AI-Assisted Customer Screening for DNA Synthesis Orders
A new preprint shows AI can handle legitimacy verification at a fraction of the cost.
Earlier this week I wrote about a paper by Jacob Beal (Raytheon BBN Technologies) and Tessa Alexanian (International Biosecurity and Biosafety Initiative for Science, IBBIS) on creating enforceable biosecurity standards for nucleic acid providers.
It’s a good paper, and I recommend reading it! I noted toward the end of the post that the customer screening side felt a bit undercooked. Tessa Alexanian, one of the paper’s coauthors, left a comment (thanks Tessa!) pointing me to additional work she and Sarah Carter had done on translating customer screening guidance into practical tools, and to a new preprint from Acelas et al. evaluating AI-assisted customer verification for synthetic nucleic acid screening.
Acelas, A., Palya, H., Flyangolts, K., Fady, P. E., & Nelson, C. (2026). Evaluating AI-Assisted Customer Verification for Synthetic Nucleic Acid Screening. bioRxiv 2026.02.27.708645; doi: https://doi.org/10.64898/2026.02.27.708645.
Here’s the problem the paper addresses: When someone orders a synthetic nucleic acid that matches a sequence of concern, the provider needs to verify that the customer is who they say they are and has a legitimate reason to order it. This legitimacy screening involves checking institutional affiliations, email domains, sanctions lists, and relevant publications or patents. It’s tedious, largely mechanical work, and the cost discourages adoption. Legitimacy screening runs roughly ten times more expensive per order than sequence screening alone.
Acelas et al. tested 5 LLMs (Claude Sonnet 4, Gemini 2.5 Pro, Grok 4, GLM 4.6, and MiniMax M2) on these verification tasks against a human baseline, using 41 customer profiles paired with simulated orders for sequences of concern. The best-performing model, Gemini 2.5 Pro equipped with bibliographic and sanctions APIs, achieved a 90% overall pass rate compared to about 80% for human screeners. Total cost per customer dropped from $14.04 for manual screening to $1.18 with AI assistance. For the information-gathering tasks alone (excluding human review of the final decision), the average was $0.23 per customer, roughly 50 times cheaper.

A couple things stood out. First, cost and performance were uncorrelated across models (Section 3.2 of the paper). The best model, Gemini 2.5 Pro, was also the second cheapest. Open-source models with lower per-token pricing lost their cost advantage through higher token consumption and more search queries. Second, giving models access to specialized tools (ORCID, Europe PMC, a sanctions list API) helped on most tasks but actually hurt on background work search, because models with API access performed fewer web searches and missed patents and news articles not indexed in academic databases (Section 3.1). Third, geographic variation in error rates. Chinese customers had notably higher missed-flag rates on email domain verification, largely because researchers there more often use personal rather than institutional email addresses (Section 3.3.1).
The authors are careful to note that the final ship-or-reject decision should stay with humans.
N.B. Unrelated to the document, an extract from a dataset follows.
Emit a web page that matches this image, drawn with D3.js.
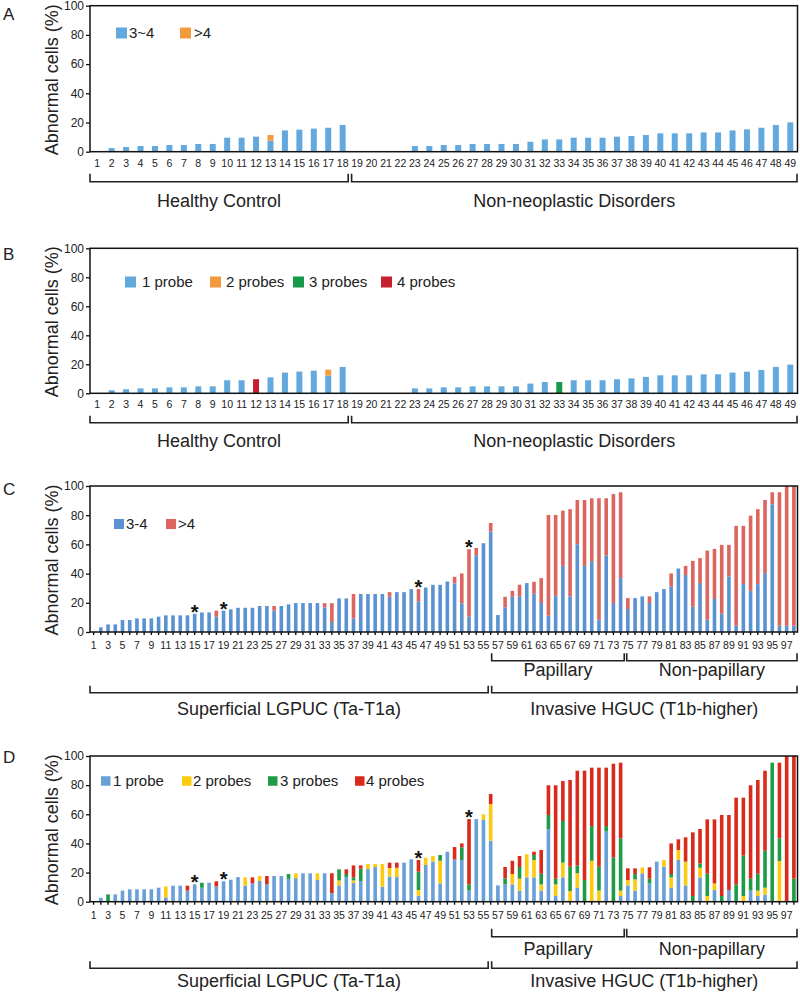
<!DOCTYPE html>
<html><head><meta charset="utf-8">
<script src="https://cdn.jsdelivr.net/npm/d3@7"></script>
<style>
body{margin:0;background:#fff}
svg{display:block}
text{font-family:"Liberation Sans",Arial,Helvetica,sans-serif;fill:#222}
</style>
</head><body>
<svg id="chart" width="800" height="995"></svg>
<script>
// ---------- DATA ----------
const idsAB = d3.range(1, 50);   // case numbers 1..49
const idsCD = d3.range(1, 99);   // case numbers 1..98
const yTicks = [0, 20, 40, 60, 80, 100];

// Panel A: 3~4 and >4
const aLow = [0,2.5,3.2,3.9,3.9,4.6,4.6,5.3,5.3,9.6, 9.6,10.3,7.5,14.6,15.1,15.8,16.4,18.3,0,0,
  0,0,3.9,3.9,4.6,4.6,5.3,5.3,5.3,5.3, 6.8,8.4,8.4,9.6,9.6,9.6,10.3,10.7,11.4,12.6,
  12.6,12.6,13.2,13.2,14.6,15.3,16.4,18.3,20.1];
const aHigh = [0,0,0,0,0,0,0,0,0,0, 0,0,3.9,0,0,0,0,0,0,0, 0,0,0,0,0,0,0,0,0,0,
  0,0,0,0,0,0,0,0,0,0, 0,0,0,0,0,0,0,0,0];

// Panel B: 1,2,3,4 probes
const b1 = [0,2.1,2.8,3.4,3.4,4.1,4.1,4.8,4.8,9.0, 9.0,0,11.0,14.3,15.0,15.6,12.2,18.2,0,0,
  0,0,3.4,3.4,4.1,4.1,4.8,4.8,4.8,4.8, 6.7,7.8,0,9.0,9.0,9.0,9.7,10.3,11.3,12.4,
  12.4,12.4,13.1,13.1,14.3,14.9,16.1,18.2,19.8];
const b2 = [0,0,0,0,0,0,0,0,0,0, 0,0,0,0,0,0,4.1,0,0,0, 0,0,0,0,0,0,0,0,0,0,
  0,0,0,0,0,0,0,0,0,0, 0,0,0,0,0,0,0,0,0];
const b3 = [0,0,0,0,0,0,0,0,0,0, 0,0,0,0,0,0,0,0,0,0, 0,0,0,0,0,0,0,0,0,0,
  0,0,7.8,0,0,0,0,0,0,0, 0,0,0,0,0,0,0,0,0];
const b4 = [0,0,0,0,0,0,0,0,0,0, 0,9.7,0,0,0,0,0,0,0,0, 0,0,0,0,0,0,0,0,0,0,
  0,0,0,0,0,0,0,0,0,0, 0,0,0,0,0,0,0,0,0];

// Panel C: 3-4 and >4
const c34 = [0,3.2,5.2,5.2,8.2,8.2,9.3,9.3,9.3,10.5,
  11.4,11.4,11.4,11.4,12.5,13.4,13.4,10.5,14.6,15.5,
  16.6,16.6,16.6,17.8,17.8,14.6,17.8,18.9,19.8,19.8,
  19.8,19.8,16.9,6.8,23.0,23.0,9.3,26.0,26.0,26.0,
  26.0,24.1,27.3,27.3,29.4,21.0,30.5,32.3,32.3,34.6,
  33.3,19.6,10.5,52.6,60.8,68.8,11.6,16.9,24.1,24.3,
  33.5,26.2,19.8,11.2,24.8,45.3,24.4,60.1,45.3,48.5,
  8.4,52.4,19.8,36.9,15.7,23.2,24.4,19.8,27.3,29.4,
  31.2,43.5,39.0,17.3,33.5,8.4,22.6,12.5,38.0,4.3,
  32.8,28.2,32.8,40.3,87.5,4.3,4.3,4.3];
const c4 = [0,0,0,0,0,0,0,0,0,0,
  0,0,0,0,0,0,0,4.1,0,0,
  0,0,0,0,0,3.2,0,0,0,0,
  0,0,2.9,13.0,0,0,16.7,0,0,0,
  0,3.2,0,0,0,8.4,0,0,0,0,
  4.5,20.5,46.2,5.0,0,5.9,0,7.2,4.1,8.1,
  0,8.2,17.1,69.0,55.4,37.8,59.7,30.3,45.1,43.1,
  83.2,39.2,74.7,58.8,7.5,0,0,4.6,0,0,
  8.9,0,6.3,31.4,17.1,47.4,34.3,47.2,21.7,68.4,
  39.9,51.5,51.3,50.1,8.2,91.4,95.7,95.7];

// Panel D: 1,2,3,4 probes
const d1 = [0,2.7,0,5.0,7.6,8.5,8.5,8.5,8.5,9.6,
  3.0,11.0,11.0,7.6,11.9,9.6,13.0,10.5,14.0,15.1,
  16.9,11.0,12.6,14.2,11.9,17.6,17.6,15.6,16.2,19.5,
  19.5,14.9,19.5,5.9,11.2,16.7,13.0,14.2,22.4,23.8,
  10.3,17.2,16.9,26.8,29.1,4.1,25.2,27.5,12.6,34.3,
  29.1,28.6,7.6,56.7,56.1,41.9,11.2,11.9,11.9,7.6,
  16.7,16.7,7.6,49.9,3.9,16.7,0,9.6,0,0,
  0,48.1,0,3.9,11.2,7.6,19.5,12.6,27.5,24.0,
  9.6,28.6,11.2,0,16.7,0,8.0,0,8.0,0,
  0,7.6,3.9,4.8,0,0,0,0];
const d2 = [0,0,0,0,0,0,0,0,0,0,
  7.5,0,0,0,0,0,0,0,0,0,
  0,5.7,0,3.4,0,0,0,0,3.3,0,
  0,4.6,0,0,3.4,0,1.6,0,3.5,2.1,
  15.6,5.9,6.4,0,0,3.9,5.0,3.9,15.5,0,
  0,0,0,0,3.9,25.1,0,0,7.1,8.2,
  15.8,11.9,4.3,0,8.0,10.1,7.3,9.9,0,28.1,
  7.6,0,0,3.7,3.7,7.7,4.1,0,0,4.6,
  7.1,6.9,16.3,0,6.6,3.9,4.6,0,0,0,
  3.9,0,3.7,4.8,0,27.9,0,0];
const d3v = [0,0,5.0,0,0,0,0,0,0,0,
  0,0,0,0,0,3.4,0,0,0,0,
  0,0,0,0,0,0,0,3.4,0,0,
  0,0,0,0,7.6,2.3,2.1,8.5,0,0,
  0,0,0,0,0,12.6,0,0,3.9,0,
  0,8.7,4.3,0,0,0,0,4.1,0,8.0,
  0,3.4,7.3,9.6,3.9,28.6,16.7,5.4,14.9,23.8,
  16.4,3.8,30.4,35.9,0,3.7,0,3.2,0,0,
  2.3,0,0,3.9,3.0,15.3,0,3.9,0,11.9,
  27.7,8.2,11.6,25.4,95.4,15.6,0,15.8];
const d4 = [0,0,0,0,0,0,0,0,0,0,
  0,0,0,3.4,0,0,0,3.5,0,0,
  0,0,4.1,0,5.7,0,0,0,0,0,
  0,0,0,13.6,0,3.2,8.2,2.2,0,0,
  0,3.7,3.5,0,0,8.0,0,0,0,0,
  8.4,2.7,44.8,0,0,6.9,0,7.8,9.1,7.6,
  0,2.3,16.3,20.4,64.1,27.4,59.5,65.0,75.0,40.1,
  68.0,40.1,64.3,51.9,8.0,3.9,0,7.8,0,0,
  21.0,7.3,16.7,43.7,23.6,37.3,43.9,55.6,51.5,59.5,
  39.8,64.1,64.3,54.9,0,51.9,100,84.2];

const starCases = [15, 19, 46, 53];

// ---------- DRAW ----------
const svg = d3.select("#chart");
const X0 = 90, X1 = 797.5;

function panel(cfg) {
  const g = svg.append("g");
  const x = d3.scaleBand().domain(cfg.ids).range([X0, X1])
    .paddingInner(cfg.pad).paddingOuter(cfg.pad / 2);
  const step = x.step();
  const y = d3.scaleLinear().domain([0, 100]).range([cfg.bottom, cfg.top]);

  const rows = cfg.ids.map((id, i) => {
    const o = { id };
    cfg.series.forEach(s => o[s.key] = s.values[i]);
    return o;
  });
  const stacked = d3.stack().keys(cfg.series.map(s => s.key))(rows);

  g.append("g").selectAll("g").data(stacked).join("g")
    .attr("fill", (d, i) => cfg.series[i].color)
    .selectAll("rect").data(d => d).join("rect")
    .attr("x", d => x(d.data.id))
    .attr("width", x.bandwidth())
    .attr("y", d => y(d[1]))
    .attr("height", d => Math.max(0, y(d[0]) - y(d[1])));

  // stars
  if (cfg.stars) {
    const totals = new Map(rows.map(r => [r.id, d3.sum(cfg.series, s => r[s.key])]));
    g.selectAll("text.star").data(cfg.stars).join("text")
      .attr("class", "star")
      .attr("x", d => x(d) + x.bandwidth() / 2)
      .attr("y", d => y(totals.get(d)) + 5)
      .attr("text-anchor", "middle")
      .style("font-size", "20px").style("font-weight", "bold").style("fill", "#111")
      .text("*");
  }

  // y axis
  const ya = g.append("g").attr("transform", `translate(${X0},0)`)
    .call(d3.axisLeft(y).tickValues(yTicks).tickSize(4).tickPadding(2));
  ya.select(".domain").remove();
  ya.selectAll("line").attr("stroke", "#111").attr("stroke-width", 1.3);
  ya.selectAll("text").style("font-size", "12px").style("fill", "#222");

  // x axis
  const xa = g.append("g").attr("transform", `translate(0,${cfg.bottom})`)
    .call(d3.axisBottom(x).tickSize(cfg.tickSize).tickPadding(cfg.tickPad)
      .tickFormat(d => (cfg.oddOnly && d % 2 === 0) ? "" : d));
  xa.select(".domain").remove();
  xa.selectAll("line").attr("stroke", "#111").attr("stroke-width", 1.4);
  xa.selectAll("text").style("font-size", "10.5px").style("fill", "#222");

  // frame
  g.append("rect").attr("x", X0).attr("y", cfg.top)
    .attr("width", X1 - X0).attr("height", cfg.bottom - cfg.top)
    .attr("fill", "none").attr("stroke", "#111").attr("stroke-width", 1.5);

  // y title
  g.append("text")
    .attr("transform", `translate(58,${(cfg.top + cfg.bottom) / 2 + 1}) rotate(-90)`)
    .attr("text-anchor", "middle").style("font-size", "18px")
    .text("Abnormal cells (%)");

  // panel letter
  g.append("text").attr("x", 3).attr("y", cfg.letterY)
    .style("font-size", "17px").text(cfg.letter);

  // legend
  cfg.legend.forEach((it, i) => {
    const s = cfg.series[i];
    g.append("rect").attr("x", it.sx).attr("y", cfg.legendY - it.size / 2)
      .attr("width", it.size).attr("height", it.size).attr("fill", s.color);
    g.append("text").attr("x", it.tx).attr("y", cfg.legendY)
      .attr("dy", "0.35em").style("font-size", "15px").text(s.label);
  });

  // brackets
  cfg.brackets.forEach(b => {
    const l = X0 + b.p0 * step + b.g0, r = X0 + b.p1 * step - b.g1;
    g.append("path")
      .attr("d", `M${l},${b.y - b.h}V${b.y}H${r}V${b.y - b.h}`)
      .attr("fill", "none").attr("stroke", "#222").attr("stroke-width", 1.6);
    g.append("text").attr("x", (l + r) / 2).attr("y", b.ly)
      .attr("text-anchor", "middle").style("font-size", "18px").text(b.label);
  });
}

const colAB = { blue: "#63a9de", orange: "#f29a3e", green: "#17994a", red: "#c61f2e" };
const colC = { blue: "#5b92d2", red: "#dc6560" };
const colD = { blue: "#6a9fd8", yellow: "#fccb10", green: "#1f9b48", red: "#d92a1c" };

// Panel A
panel({
  letter: "A", letterY: 20, ids: idsAB, pad: 0.585, top: 5.7, bottom: 151.7,
  tickSize: 0, tickPad: 8, oddOnly: false,
  series: [
    { key: "low", values: aLow, color: colAB.blue, label: "3~4" },
    { key: "high", values: aHigh, color: colAB.orange, label: ">4" }
  ],
  legendY: 33,
  legend: [{ sx: 116, tx: 129, size: 11 }, { sx: 180, tx: 194, size: 11 }],
  brackets: [
    { label: "Healthy Control", p0: 0, p1: 18, g0: 0, g1: 1.7, y: 181.7, h: 8, ly: 207 },
    { label: "Non-neoplastic Disorders", p0: 18, p1: 49, g0: 1.7, g1: 0.5, y: 181.7, h: 8, ly: 207 }
  ]
});

// Panel B
panel({
  letter: "B", letterY: 260, ids: idsAB, pad: 0.585, top: 248.3, bottom: 393.3,
  tickSize: 0, tickPad: 7, oddOnly: false,
  series: [
    { key: "p1", values: b1, color: colAB.blue, label: "1 probe" },
    { key: "p2", values: b2, color: colAB.orange, label: "2 probes" },
    { key: "p3", values: b3, color: colAB.green, label: "3 probes" },
    { key: "p4", values: b4, color: colAB.red, label: "4 probes" }
  ],
  legendY: 282,
  legend: [{ sx: 125, tx: 142, size: 11 }, { sx: 210, tx: 226, size: 11 },
           { sx: 293, tx: 309, size: 11 }, { sx: 381, tx: 397, size: 11 }],
  brackets: [
    { label: "Healthy Control", p0: 0, p1: 18, g0: 0, g1: 1.7, y: 422.7, h: 7, ly: 447 },
    { label: "Non-neoplastic Disorders", p0: 18, p1: 49, g0: 1.7, g1: 0.5, y: 422.7, h: 7, ly: 447 }
  ]
});

// Panel C
panel({
  letter: "C", letterY: 495, ids: idsCD, pad: 0.5, top: 486, bottom: 632,
  tickSize: 3, tickPad: 7, oddOnly: true, stars: starCases,
  series: [
    { key: "s34", values: c34, color: colC.blue, label: "3-4" },
    { key: "s4", values: c4, color: colC.red, label: ">4" }
  ],
  legendY: 524,
  legend: [{ sx: 114, tx: 126, size: 10 }, { sx: 166, tx: 178, size: 10 }],
  brackets: [
    { label: "Papillary", p0: 55.5, p1: 74, g0: 1, g1: 0, y: 660.7, h: 7.5, ly: 676 },
    { label: "Non-papillary", p0: 74, p1: 98, g0: 2.5, g1: 0.5, y: 660.7, h: 7.5, ly: 676 },
    { label: "Superficial LGPUC (Ta-T1a)", p0: 0, p1: 55.5, g0: 0, g1: 2.5, y: 692.7, h: 7, ly: 715 },
    { label: "Invasive HGUC (T1b-higher)", p0: 55.5, p1: 98, g0: 1, g1: 0.5, y: 692.7, h: 7, ly: 715 }
  ]
});

// Panel D
panel({
  letter: "D", letterY: 763, ids: idsCD, pad: 0.5, top: 756, bottom: 901.7,
  tickSize: 3, tickPad: 6.5, oddOnly: true, stars: starCases,
  series: [
    { key: "p1", values: d1, color: colD.blue, label: "1 probe" },
    { key: "p2", values: d2, color: colD.yellow, label: "2 probes" },
    { key: "p3", values: d3v, color: colD.green, label: "3 probes" },
    { key: "p4", values: d4, color: colD.red, label: "4 probes" }
  ],
  legendY: 781,
  legend: [{ sx: 101, tx: 113, size: 9.5 }, { sx: 182, tx: 193, size: 9.5 },
           { sx: 268, tx: 280, size: 9.5 }, { sx: 355, tx: 366, size: 9.5 }],
  brackets: [
    { label: "Papillary", p0: 55.5, p1: 74, g0: 1, g1: 0, y: 936.7, h: 8, ly: 955 },
    { label: "Non-papillary", p0: 74, p1: 98, g0: 2.5, g1: 0.5, y: 936.7, h: 8, ly: 955 },
    { label: "Superficial LGPUC (Ta-T1a)", p0: 0, p1: 55.5, g0: 0, g1: 2.5, y: 968.3, h: 7, ly: 987 },
    { label: "Invasive HGUC (T1b-higher)", p0: 55.5, p1: 98, g0: 1, g1: 0.5, y: 968.3, h: 7, ly: 987 }
  ]
});
</script>
</body></html>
AI handles the information gathering but a person decides what to do with it. This feels like the right framing, and as Tessa noted in her comment, the emergence of tools like Cliver (the screening API released alongside this paper), means providers increasingly don’t have to build this capability from scratch. That lowers the bar for adopting customer screening, which in turn makes it more reasonable to expect higher standards across the industry.